Misalnya, seorang yang bersedekah dengan ikhlas akan memberikan harta terbaiknya, tanpa mengharapkan balasan. Ia akan menjaga kehormatan penerima, dan hatinya akan merasakan kebahagiaan karena telah berkesempatan berbuat baik. Berbeda dengan orang yang bersedekah hanya untuk pamer, ia mungkin akan memilih harta yang biasa saja atau bahkan mengungkit-ungkit pemberiannya, yang justru merusak pahala sedekahnya dan merendahkan kualitas amal tersebut.

5. Membuka Pintu Rezeki dan Keberkahan

Meskipun ikhlas berarti tidak mengharapkan imbalan duniawi, Allah SWT seringkali memberikan rezeki dan keberkahan kepada hamba-Nya yang ikhlas dari arah yang tidak disangka-sangka. Ini adalah bentuk balasan langsung dari Allah di dunia. Keikhlasan menarik keberkahan, kemudahan dalam urusan, dan rasa cukup dalam hati, yang jauh lebih berharga daripada kekayaan materi semata.

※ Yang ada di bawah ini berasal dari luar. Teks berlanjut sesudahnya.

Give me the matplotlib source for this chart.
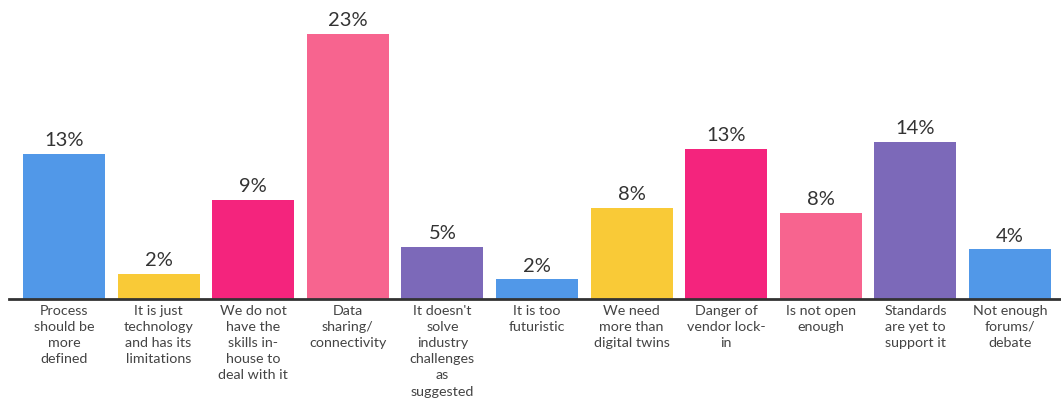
import numpy as np
import matplotlib.pyplot as plt

# Data
categories = ['Process\nshould be\nmore\ndefined',
              'It is just\ntechnology\nand has its\nlimitations',
              'We do not\nhave the\nskills in-\nhouse to\ndeal with it',
              'Data\nsharing/\nconnectivity',
              "It doesn't\nsolve\nindustry\nchallenges\nas\nsuggested",
              'It is too\nfuturistic',
              'We need\nmore than\ndigital twins',
              'Danger of\nvendor lock-\nin',
              'Is not open\nenough',
              'Standards\nare yet to\nsupport it',
              'Not enough\nforums/\ndebate']
values = [12.6, 2.2, 8.6, 23.0, 4.5, 1.7, 7.9, 13.0, 7.5, 13.6, 4.3]
value_labels = ['13%', '2%', '9%', '23%', '5%', '2%', '8%', '13%', '8%', '14%', '4%']

blue, yellow, magenta, pink, purple = '#5198E8', '#F9CA37', '#F4247D', '#F7648F', '#7C69B9'
colors = [blue, yellow, magenta, pink, purple, blue, yellow, magenta, pink, purple, blue]

plt.rcParams['font.family'] = ['Lato', 'DejaVu Sans']

fig = plt.figure(figsize=(10.61, 4.0), dpi=100)
ax = fig.add_axes([9/1061, 101/400, 1 - 9/1061, 299/400])

x = np.arange(len(values))
ax.bar(x, values, width=0.867, color=colors)
ax.set_xlim(-0.581, 10.54)
ax.set_ylim(0, 299/11.52)

# percentage labels above bars
for xi, v, lab in zip(x, values, value_labels):
    ax.annotate(lab, (xi, v), xytext=(0, 3.5), textcoords='offset points',
                ha='center', va='bottom', fontsize=14.5, color='#333333')

# category labels under the axis line
for xi, cat in zip(x, categories):
    ax.annotate(cat, (xi, 0), xytext=(0, -4), textcoords='offset points',
                ha='center', va='top', fontsize=10.3, color='#444444',
                linespacing=1.42, annotation_clip=False)

for s in ['top', 'right', 'left']:
    ax.spines[s].set_visible(False)
ax.spines['bottom'].set_color('#333333')
ax.spines['bottom'].set_linewidth(2)
ax.set_xticks([])
ax.set_yticks([])

fig.savefig('out.png', dpi=100)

Allah tidak pernah menyia-nyiakan amal hamba-Nya yang ikhlas. Meskipun tujuan utamanya adalah akhirat, balasan di dunia juga seringkali diberikan sebagai bentuk karunia, kasih sayang, dan bukti kekuasaan-Nya. Keberkahan ini bisa berupa ketenangan jiwa, kesehatan yang prima, kelancaran rezeki, kemudahan dalam urusan keluarga dan pekerjaan, atau bahkan perlindungan dari mara bahaya. Ini adalah janji Allah bagi mereka yang tulus dalam beribadah kepada-Nya.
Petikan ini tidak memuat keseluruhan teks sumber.